The point is, even as we build these social infrastructures [s]—schools, hospitals, roads etc, we “can still lick our fingers”, celebrate birthdays, organize picnics, our-days [Oswald’s letter, in mind], valentine-day soirées, etc [literally speaking] and also build [at least] a cathedral.

Again [as hinted early on], [O]ur leaders, since independence, have been wasting state resources on frivolous and extravagant personal pleasures long before and perhaps even after this cathedral brouhaha. At least, for once, let them waste an infinitesimal fraction [amount] of that coveted money [s] on a national cathedral.

It is instructive in Matthew 26:11, where [O]ur Lord Jesus—[T]he Christ, said: “for ye have the poor always with you; but me ye have not always.” Thus, to me, this monument is a lifetime opportunity for both spiritual and religious [cultural] estimation.

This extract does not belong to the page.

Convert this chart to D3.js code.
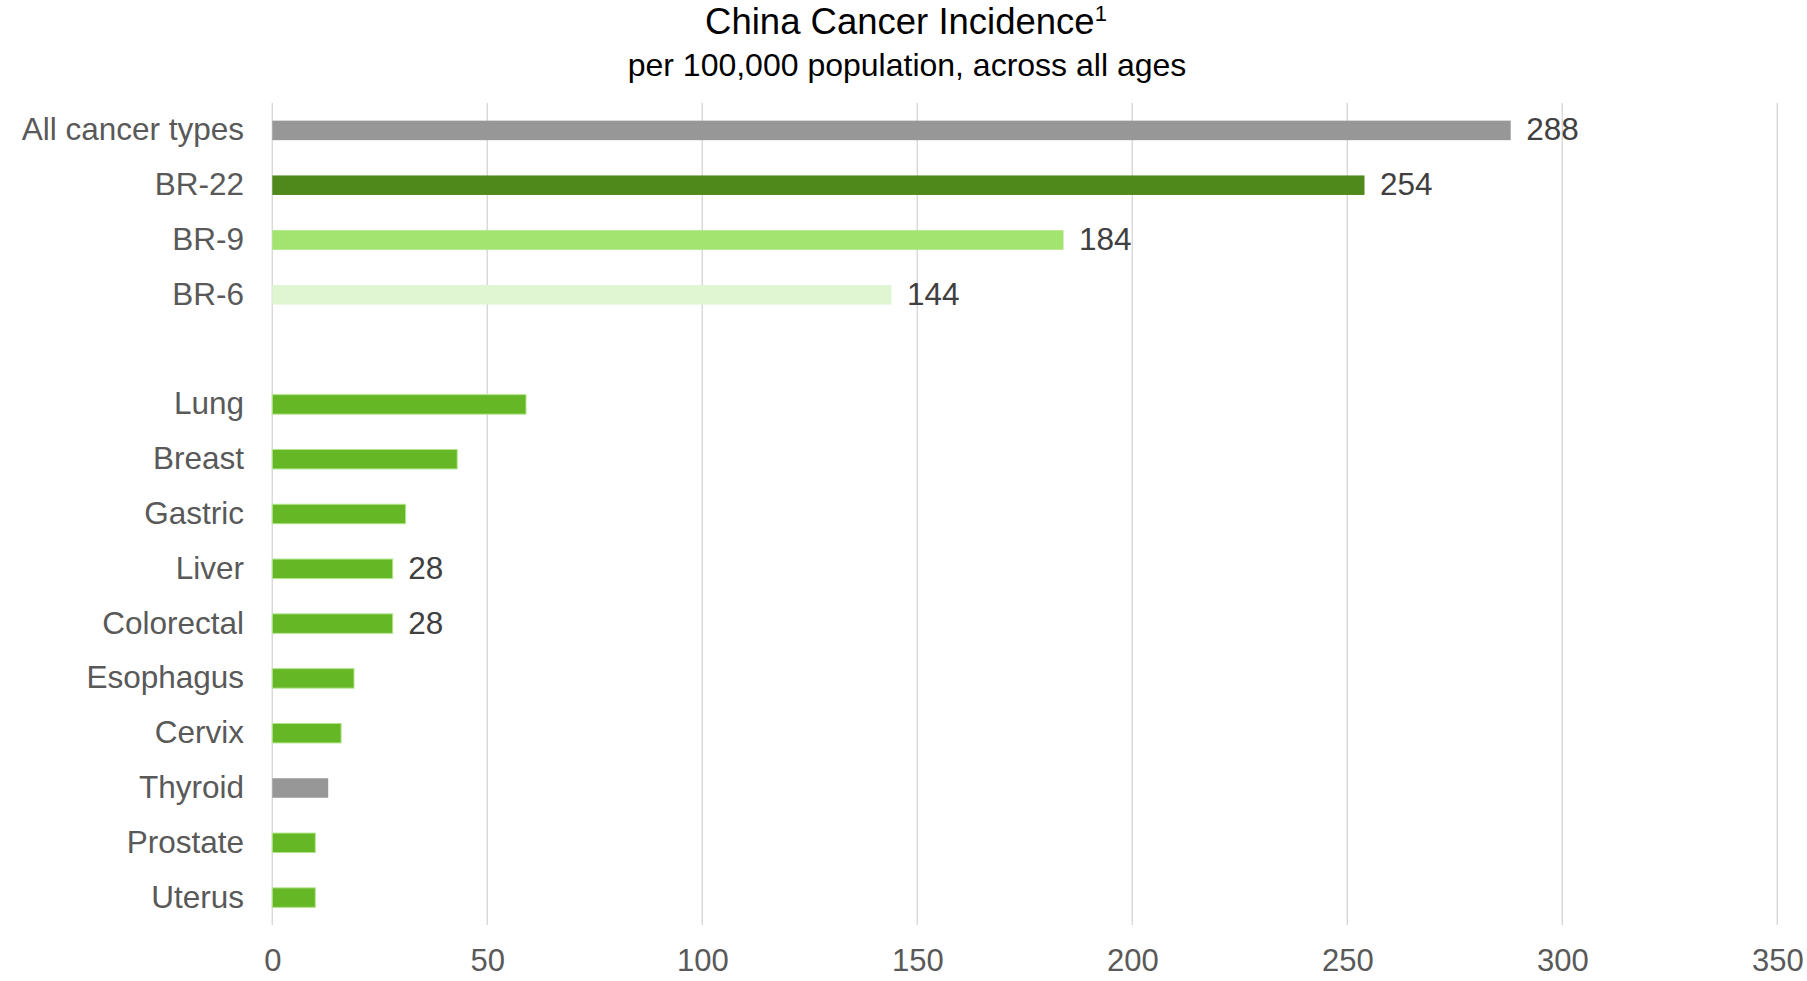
<!DOCTYPE html>
<html>
<head>
<meta charset="utf-8">
<script src="https://cdn.jsdelivr.net/npm/d3@7"></script>
<style>
  html, body { margin: 0; padding: 0; background: #ffffff; }
  svg { display: block; font-family: "Liberation Sans", Arial, sans-serif; }
</style>
</head>
<body>
<svg id="chart" width="1807" height="981"></svg>
<script>
// Incidence per 100,000 population; the empty entry is a spacer row.
const categories = ["All cancer types", "BR-22", "BR-9", "BR-6", "",
  "Lung", "Breast", "Gastric", "Liver", "Colorectal",
  "Esophagus", "Cervix", "Thyroid", "Prostate", "Uterus"];
const values = [288, 254, 184, 144, null, 59, 43, 31, 28, 28, 19, 16, 13, 10, 10];
const groups = ["total", "br22", "br9", "br6", null,
  "site", "site", "site", "site", "site", "site", "site", "total", "site", "site"];
const labelled = [true, true, true, true, false,
  false, false, false, true, true, false, false, false, false, false];
const xTicks = [0, 50, 100, 150, 200, 250, 300, 350];

const titleText = "China Cancer Incidence";
const titleNote = "1";
const subtitleText = "per 100,000 population, across all ages";

const fills = { total: "#979797", br22: "#4f891b", br9: "#a3e36f", br6: "#e0f5d2", site: "#66b726" };
const strokes = { site: "#b3e58e" };

const rows = categories.map((c, i) => ({
  key: c, value: values[i], group: groups[i], label: labelled[i]
}));

const svg = d3.select("#chart");
const plotTop = 103, plotBottom = 925, plotLeft = 272.3, plotRight = 1777.3;

const x = d3.scaleLinear().domain([0, 350]).range([plotLeft, plotRight]);
const y = d3.scaleBand().domain(categories).range([plotTop, plotBottom])
  .paddingInner(0.644).paddingOuter(0.322);

// vertical gridlines
svg.append("g").selectAll("line").data(xTicks).join("line")
  .attr("x1", d => x(d)).attr("x2", d => x(d))
  .attr("y1", plotTop).attr("y2", plotBottom)
  .attr("stroke", "#d9d9d9").attr("stroke-width", 1.5);

// bottom axis labels
const xAxis = d3.axisBottom(x).tickValues(xTicks).tickSize(0).tickPadding(0);
const gx = svg.append("g").attr("transform", `translate(0,${plotBottom})`).call(xAxis);
gx.select(".domain").remove();
gx.selectAll("text")
  .attr("dy", null).attr("y", 46)
  .attr("font-size", 31).attr("fill", "#595959")
  .attr("font-family", "Liberation Sans, Arial, sans-serif");

// category labels
const yAxis = d3.axisLeft(y).tickSize(0).tickPadding(0);
const gy = svg.append("g").attr("transform", `translate(244,0)`).call(yAxis);
gy.select(".domain").remove();
gy.selectAll("text")
  .attr("dy", null).attr("x", 0).attr("y", 10)
  .attr("font-size", 31.5).attr("fill", "#595959")
  .attr("font-family", "Liberation Sans, Arial, sans-serif");

const data = rows.filter(r => r.value != null);

// bars
svg.append("g").selectAll("rect").data(data).join("rect")
  .attr("x", x(0))
  .attr("y", d => y(d.key))
  .attr("width", d => x(d.value) - x(0))
  .attr("height", y.bandwidth())
  .attr("fill", d => fills[d.group])
  .attr("stroke", d => strokes[d.group] || "none")
  .attr("stroke-width", 1);

// value labels
svg.append("g").selectAll("text").data(data.filter(d => d.label)).join("text")
  .attr("x", d => x(d.value) + 15.5)
  .attr("y", d => y(d.key) + y.bandwidth() / 2 + 10)
  .attr("font-size", 31.5)
  .attr("fill", "#404040")
  .text(d => d.value);

// title and subtitle
const title = svg.append("text")
  .attr("x", 906).attr("y", 34)
  .attr("text-anchor", "middle")
  .attr("font-size", 36.5).attr("fill", "#000000");
title.append("tspan").text(titleText);
title.append("tspan").attr("font-size", 22).attr("dy", -13).text(titleNote);

svg.append("text")
  .attr("x", 907).attr("y", 76)
  .attr("text-anchor", "middle")
  .attr("font-size", 32).attr("fill", "#000000")
  .text(subtitleText);
</script>
</body>
</html>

That notwithstanding, the ardent advocacy for social infrastructure and safety net [for the vulnerable, needy, poor] should continue [and perhaps intensified], even after our rather interesting cathedral epiphany.

I also wish that the discourse [healthy] is encouraged, perhaps other beneficial use may emerge in addition to the obvious spiritual, religious and [the recent] economic investment one —which was disclosed by the Executive Director of the National Cathedral Secretariat, Dr Paul Opoku-Mensah, in an interview with Accra-based Citi FM on Tuesday, August 3, 2021 —describing the facilities to be built within the National Cathedral as “income generators” which is expected to generate about $83 million within three to five years of its completion [www.citinewsroom.com].

Sallam Mwalekum [Shalom] and may God bless our homeland Ghana.

NB: This is my opinion on the subject matter and I know, I am entitled to same, regardless.